Stored records
________________

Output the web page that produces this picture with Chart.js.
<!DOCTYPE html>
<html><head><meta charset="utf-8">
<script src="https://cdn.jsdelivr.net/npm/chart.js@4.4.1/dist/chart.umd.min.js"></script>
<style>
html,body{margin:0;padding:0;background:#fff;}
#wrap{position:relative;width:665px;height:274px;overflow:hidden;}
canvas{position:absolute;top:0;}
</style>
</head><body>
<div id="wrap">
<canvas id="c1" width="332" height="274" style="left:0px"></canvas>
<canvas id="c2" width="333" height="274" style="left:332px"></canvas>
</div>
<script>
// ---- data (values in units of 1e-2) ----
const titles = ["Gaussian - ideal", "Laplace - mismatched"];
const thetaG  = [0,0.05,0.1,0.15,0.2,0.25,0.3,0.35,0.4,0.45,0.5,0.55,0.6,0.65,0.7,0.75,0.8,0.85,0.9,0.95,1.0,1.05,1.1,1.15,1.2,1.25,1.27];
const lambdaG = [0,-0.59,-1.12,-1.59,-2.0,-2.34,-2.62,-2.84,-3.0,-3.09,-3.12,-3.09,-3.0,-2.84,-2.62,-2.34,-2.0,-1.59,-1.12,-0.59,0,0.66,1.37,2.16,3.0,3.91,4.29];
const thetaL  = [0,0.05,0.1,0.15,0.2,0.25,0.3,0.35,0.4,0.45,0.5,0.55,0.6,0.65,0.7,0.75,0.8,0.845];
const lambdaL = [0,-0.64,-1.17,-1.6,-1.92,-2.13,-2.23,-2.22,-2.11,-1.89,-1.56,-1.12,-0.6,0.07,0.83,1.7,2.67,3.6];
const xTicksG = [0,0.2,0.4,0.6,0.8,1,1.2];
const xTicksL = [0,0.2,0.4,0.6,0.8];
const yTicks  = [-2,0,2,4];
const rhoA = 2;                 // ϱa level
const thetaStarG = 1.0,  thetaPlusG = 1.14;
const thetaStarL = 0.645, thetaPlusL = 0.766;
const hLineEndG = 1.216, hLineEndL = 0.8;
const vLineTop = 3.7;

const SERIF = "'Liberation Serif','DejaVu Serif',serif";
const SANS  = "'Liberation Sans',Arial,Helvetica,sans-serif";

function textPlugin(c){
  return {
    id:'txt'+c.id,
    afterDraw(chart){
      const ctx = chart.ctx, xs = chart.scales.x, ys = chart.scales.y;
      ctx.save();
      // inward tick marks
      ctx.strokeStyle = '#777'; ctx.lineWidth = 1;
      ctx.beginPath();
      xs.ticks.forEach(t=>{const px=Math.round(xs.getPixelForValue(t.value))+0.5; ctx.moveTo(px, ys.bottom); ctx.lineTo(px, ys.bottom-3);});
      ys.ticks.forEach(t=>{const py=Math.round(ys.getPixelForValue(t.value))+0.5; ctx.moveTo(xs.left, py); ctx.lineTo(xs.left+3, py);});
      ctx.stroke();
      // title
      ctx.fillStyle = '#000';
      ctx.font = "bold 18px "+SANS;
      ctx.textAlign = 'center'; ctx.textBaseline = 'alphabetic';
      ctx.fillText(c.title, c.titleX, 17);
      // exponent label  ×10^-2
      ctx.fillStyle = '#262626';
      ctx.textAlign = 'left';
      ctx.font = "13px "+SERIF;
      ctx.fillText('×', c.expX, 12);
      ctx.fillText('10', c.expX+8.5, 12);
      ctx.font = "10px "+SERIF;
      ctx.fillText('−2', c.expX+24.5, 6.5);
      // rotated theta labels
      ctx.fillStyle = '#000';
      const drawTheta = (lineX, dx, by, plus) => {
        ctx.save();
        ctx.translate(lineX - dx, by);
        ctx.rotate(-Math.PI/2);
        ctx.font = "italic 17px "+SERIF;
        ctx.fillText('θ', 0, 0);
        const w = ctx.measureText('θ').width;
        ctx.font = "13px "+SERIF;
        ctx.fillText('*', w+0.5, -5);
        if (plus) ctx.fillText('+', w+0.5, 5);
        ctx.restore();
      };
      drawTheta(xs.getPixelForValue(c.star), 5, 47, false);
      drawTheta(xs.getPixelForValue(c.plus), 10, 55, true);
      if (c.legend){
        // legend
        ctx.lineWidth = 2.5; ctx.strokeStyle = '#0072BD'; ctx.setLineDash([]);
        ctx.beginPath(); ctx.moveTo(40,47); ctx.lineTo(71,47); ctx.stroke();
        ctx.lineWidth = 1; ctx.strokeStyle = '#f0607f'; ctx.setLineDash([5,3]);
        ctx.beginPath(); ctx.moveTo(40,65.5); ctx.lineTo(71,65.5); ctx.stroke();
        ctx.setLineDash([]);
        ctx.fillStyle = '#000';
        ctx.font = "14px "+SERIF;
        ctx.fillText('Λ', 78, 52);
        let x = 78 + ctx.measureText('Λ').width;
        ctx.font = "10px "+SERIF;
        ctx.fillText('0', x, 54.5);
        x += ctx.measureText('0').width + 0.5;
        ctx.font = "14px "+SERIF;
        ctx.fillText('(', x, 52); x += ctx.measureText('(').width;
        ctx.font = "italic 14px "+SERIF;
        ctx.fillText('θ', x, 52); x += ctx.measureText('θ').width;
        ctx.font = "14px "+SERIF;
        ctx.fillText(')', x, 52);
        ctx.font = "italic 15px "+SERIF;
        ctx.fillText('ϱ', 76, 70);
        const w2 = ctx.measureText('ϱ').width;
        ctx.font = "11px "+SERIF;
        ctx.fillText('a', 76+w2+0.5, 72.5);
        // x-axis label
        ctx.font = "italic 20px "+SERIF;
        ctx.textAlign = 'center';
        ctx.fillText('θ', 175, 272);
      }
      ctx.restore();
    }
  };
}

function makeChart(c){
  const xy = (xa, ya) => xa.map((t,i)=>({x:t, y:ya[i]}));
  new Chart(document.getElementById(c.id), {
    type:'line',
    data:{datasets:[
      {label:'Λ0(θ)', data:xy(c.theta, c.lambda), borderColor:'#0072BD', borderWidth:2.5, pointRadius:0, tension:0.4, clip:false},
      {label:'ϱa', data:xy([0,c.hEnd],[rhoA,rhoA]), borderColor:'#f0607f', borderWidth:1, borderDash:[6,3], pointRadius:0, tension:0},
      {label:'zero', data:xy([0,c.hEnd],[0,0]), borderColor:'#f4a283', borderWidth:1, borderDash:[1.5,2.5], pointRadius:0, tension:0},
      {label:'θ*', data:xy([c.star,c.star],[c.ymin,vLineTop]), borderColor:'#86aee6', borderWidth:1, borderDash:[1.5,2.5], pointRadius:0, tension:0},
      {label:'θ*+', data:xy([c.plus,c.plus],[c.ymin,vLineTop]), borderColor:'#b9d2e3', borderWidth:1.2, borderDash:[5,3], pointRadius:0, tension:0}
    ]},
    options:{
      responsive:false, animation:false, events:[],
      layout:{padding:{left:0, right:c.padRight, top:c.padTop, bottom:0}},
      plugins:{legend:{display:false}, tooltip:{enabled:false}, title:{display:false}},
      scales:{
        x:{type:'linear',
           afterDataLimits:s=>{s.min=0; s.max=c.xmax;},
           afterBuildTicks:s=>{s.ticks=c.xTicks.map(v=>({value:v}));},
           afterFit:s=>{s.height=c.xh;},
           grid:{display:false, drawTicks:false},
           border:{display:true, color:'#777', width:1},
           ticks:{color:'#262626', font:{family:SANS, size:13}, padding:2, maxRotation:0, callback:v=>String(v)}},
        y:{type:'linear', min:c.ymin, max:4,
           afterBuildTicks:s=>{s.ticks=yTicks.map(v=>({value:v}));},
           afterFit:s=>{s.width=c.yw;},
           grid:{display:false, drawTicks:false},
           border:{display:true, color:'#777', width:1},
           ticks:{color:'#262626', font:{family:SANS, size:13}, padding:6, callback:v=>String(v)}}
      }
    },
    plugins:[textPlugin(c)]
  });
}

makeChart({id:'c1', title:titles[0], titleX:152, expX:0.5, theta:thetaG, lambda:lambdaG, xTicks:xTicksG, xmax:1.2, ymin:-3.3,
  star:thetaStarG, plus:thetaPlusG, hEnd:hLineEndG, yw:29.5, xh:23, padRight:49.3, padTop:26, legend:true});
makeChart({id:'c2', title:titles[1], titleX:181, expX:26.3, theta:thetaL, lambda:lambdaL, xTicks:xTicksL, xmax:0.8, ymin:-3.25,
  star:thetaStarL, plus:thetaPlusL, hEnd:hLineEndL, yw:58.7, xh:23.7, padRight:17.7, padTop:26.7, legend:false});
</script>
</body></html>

________________

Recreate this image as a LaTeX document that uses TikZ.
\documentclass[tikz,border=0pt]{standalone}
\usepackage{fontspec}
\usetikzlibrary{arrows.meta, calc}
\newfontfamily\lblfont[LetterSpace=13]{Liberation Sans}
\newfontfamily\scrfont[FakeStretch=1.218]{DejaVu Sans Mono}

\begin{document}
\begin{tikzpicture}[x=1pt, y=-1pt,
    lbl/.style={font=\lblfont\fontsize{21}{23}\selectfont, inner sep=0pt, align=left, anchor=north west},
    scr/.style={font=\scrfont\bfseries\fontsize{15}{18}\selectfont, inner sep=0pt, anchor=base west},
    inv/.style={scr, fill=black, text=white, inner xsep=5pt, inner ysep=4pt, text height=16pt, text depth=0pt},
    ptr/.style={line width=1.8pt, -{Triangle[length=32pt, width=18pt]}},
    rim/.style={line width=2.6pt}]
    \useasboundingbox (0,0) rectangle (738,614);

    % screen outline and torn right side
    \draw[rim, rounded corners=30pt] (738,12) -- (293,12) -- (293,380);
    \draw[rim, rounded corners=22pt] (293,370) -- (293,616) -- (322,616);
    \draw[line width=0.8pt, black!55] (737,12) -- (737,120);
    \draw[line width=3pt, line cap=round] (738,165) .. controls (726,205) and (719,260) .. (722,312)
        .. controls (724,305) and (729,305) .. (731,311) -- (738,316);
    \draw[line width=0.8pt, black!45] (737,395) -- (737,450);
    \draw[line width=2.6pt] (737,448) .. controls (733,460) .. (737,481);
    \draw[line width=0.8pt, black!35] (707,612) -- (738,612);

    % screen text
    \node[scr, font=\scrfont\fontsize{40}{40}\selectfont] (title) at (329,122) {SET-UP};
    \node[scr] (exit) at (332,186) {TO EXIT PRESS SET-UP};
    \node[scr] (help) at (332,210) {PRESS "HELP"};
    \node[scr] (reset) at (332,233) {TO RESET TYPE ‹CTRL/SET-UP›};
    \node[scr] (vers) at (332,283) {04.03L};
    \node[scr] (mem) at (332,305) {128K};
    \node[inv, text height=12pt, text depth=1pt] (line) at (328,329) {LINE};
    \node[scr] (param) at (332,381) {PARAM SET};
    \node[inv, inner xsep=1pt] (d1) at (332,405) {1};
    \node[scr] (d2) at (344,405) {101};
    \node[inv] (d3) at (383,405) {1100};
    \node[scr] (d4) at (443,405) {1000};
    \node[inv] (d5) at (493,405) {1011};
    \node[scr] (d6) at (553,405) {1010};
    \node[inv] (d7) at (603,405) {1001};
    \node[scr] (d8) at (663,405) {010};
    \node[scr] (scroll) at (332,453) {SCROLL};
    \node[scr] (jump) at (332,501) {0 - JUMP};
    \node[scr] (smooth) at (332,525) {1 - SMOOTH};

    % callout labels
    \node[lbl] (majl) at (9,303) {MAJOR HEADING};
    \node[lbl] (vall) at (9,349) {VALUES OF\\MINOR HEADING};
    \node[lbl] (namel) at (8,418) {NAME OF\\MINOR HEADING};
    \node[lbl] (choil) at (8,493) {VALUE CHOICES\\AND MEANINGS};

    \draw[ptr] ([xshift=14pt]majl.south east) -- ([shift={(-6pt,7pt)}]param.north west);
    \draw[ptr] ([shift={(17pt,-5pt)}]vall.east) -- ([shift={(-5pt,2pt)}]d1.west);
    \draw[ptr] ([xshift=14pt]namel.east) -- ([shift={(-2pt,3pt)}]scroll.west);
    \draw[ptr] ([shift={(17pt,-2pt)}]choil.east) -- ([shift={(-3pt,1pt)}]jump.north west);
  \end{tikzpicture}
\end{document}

________________

**GIVEN EXERCISE:** Quote the lines that begin at the line containing "Recreate this image" and end at the line containing "(0,0) rectangle (738,614);", keeping both of those lines.

**SOLVED EXERCISE:**
Recreate this image as a LaTeX document that uses TikZ.
\documentclass[tikz,border=0pt]{standalone}
\usepackage{fontspec}
\usetikzlibrary{arrows.meta, calc}
\newfontfamily\lblfont[LetterSpace=13]{Liberation Sans}
\newfontfamily\scrfont[FakeStretch=1.218]{DejaVu Sans Mono}

\begin{document}
\begin{tikzpicture}[x=1pt, y=-1pt,
    lbl/.style={font=\lblfont\fontsize{21}{23}\selectfont, inner sep=0pt, align=left, anchor=north west},
    scr/.style={font=\scrfont\bfseries\fontsize{15}{18}\selectfont, inner sep=0pt, anchor=base west},
    inv/.style={scr, fill=black, text=white, inner xsep=5pt, inner ysep=4pt, text height=16pt, text depth=0pt},
    ptr/.style={line width=1.8pt, -{Triangle[length=32pt, width=18pt]}},
    rim/.style={line width=2.6pt}]
    \useasboundingbox (0,0) rectangle (738,614);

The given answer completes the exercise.